Drivers

Robert Kubica

Kubica was mad about speed when he was just a toddler and at four talked his father into buying him a tiny off-road vehicle. He then moved on to karts at seven but could not get a licence to race until he was 10 and so had to make do with running around in car parks. He then did three years of racing in Poland before his father decided to take him international. After three races they ran out of money but the CRG kart company recognised his talent and took him on to test and race. That year he became the first foreign driver to win the Italian national kart championship and was second in the European series and he remained a top level kart racer until switching to cars in 2001. He was signed up as a member of the Renault Development Driver programme and in 2002 finished runner-up in the Italian Formula Renault series and seventh in the European series. He was due to move up to the Formula 3 Euroseries in 2003 but was a passenger in a serious road accident and suffered serious arm injuries which meant that he had 18 titanium bolts in his arm. Despite this he entered the Euroseries with Prema Powerteam and won his first race and was 12th at the end of the year, despite his late start. In 2004 he moved to ASL Mucke Motorsport but it was a poor year and was dropped by Renault. He decided to race in the Renault World Series in 2005 with the Epsilon Euskadi team and dominated the championship and so earned an F1 test drive with Renault and did so well in that test that three weeks later he was signed by the BMW Sauber F1 Team to be its test driver in 2006. His impressive showings in Friday testing at races and in private tests led BMW to decide to drop Jacques Villeneuve before the Hungarian Grand Prix. Kubica set tongues wagging when he qualified ninth and raced to seventh before his car was excluded for being fractionally underweight - a disappointment for the ambitious Pole. At Monza - his third race - he led the Grand Prix and finished third. This impressive work led to him being retained by the team in 2007.

2007 was the year that Kubica had his horrific accident in Montreal. It started when Kubica's BMW Sauber clipped Jarno Trulli's Toyota, and that sent the BMW straight into a wall after which the car ricocheted back on the track in a series of frightening tumbling flips before coming to rest on its side. Briefly unconscious, Kubica was taken first to the track medical center and then a hospital in Montreal. He was kept overnight for observation and was released the next morning with nothing more than a sprained ankle.
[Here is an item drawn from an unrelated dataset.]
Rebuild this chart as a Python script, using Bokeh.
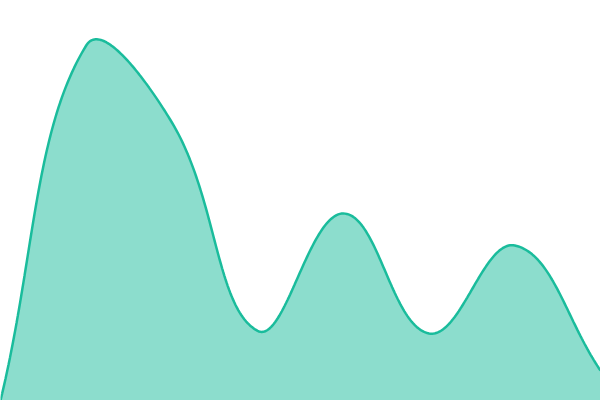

Doctors made Kubica sit out the next race, in Indianapolis, and that gave Sebastian Vettel the opportunity to make his F1 debut.

Kubica finished sixth in the championship thanks to 11 points finishes including a third in Bahrain. But he had difficulty in adapting to the new Bridgestone tires. His teammate Nick Heidfeld coped well with the tires and outperformed the Pole.

One year after his accident Kubica won his first grand prix as he drove to victory in Canada after Lewis Hamilton knocked Kimi Raikkonen out of the race in the pit lane. That left Kubica perfectly poised to snatch a fortuitous but poignant and well deserved win. Kubica's teammate Heidfeld could have won as well but came out on the wrong end of BMW's pit strategy.

In contrast to 2007, Kubica managed to get far more out of the tires than Heidfeld. Kubica had a strong season, with three second places, three thirds, and by scoring points in all but four races. With two races to go he was still in contention for the championship. But BMW had already achieved its programmed goal, which was to win a race and finish third in the constructors' championship. So, much to Kubica's chagrin, the team started focusing on 2009 instead of pouring its resources into trying to win the 2008 drivers' championship.

In retrospect Kubica was correct because BMW took a massive step backwards in 2009 when it finished a distant sixth in the constructors' championship. After placing fourth in 2008, Kubica tumbled to 14th in 2009. He only had five points races, with the highlight being an impressive second in Brazil. Kubica drove the BMW F1.09 far beyond its limits and made few mistakes, and many F1 observers rated him as one of the top five drivers of the season.

With BMW making its surprise withdrawal from F1, and all the seats with the top teams filled for 2010, Kubica ended up at Renault. Once again he performed over the car's limits. He finished second in Australia, and third in Monaco and Belgium. He probably would have finished on the podium in Japan as well if a rear wheel had not fallen off his Renault. He took points in 15 of 19 starts and placed eighth in the championships and just two points behind Nico Rosberg's Mercedes. Kubica enjoyed the atmosphere at Renault where the team was more prepared to listen to his ideas than BMW had been. Still, it took Kubica a while to convince the Renault engineers that Fernando Alonso had led them down the wrong chassis development path during his final races with the team in 2009.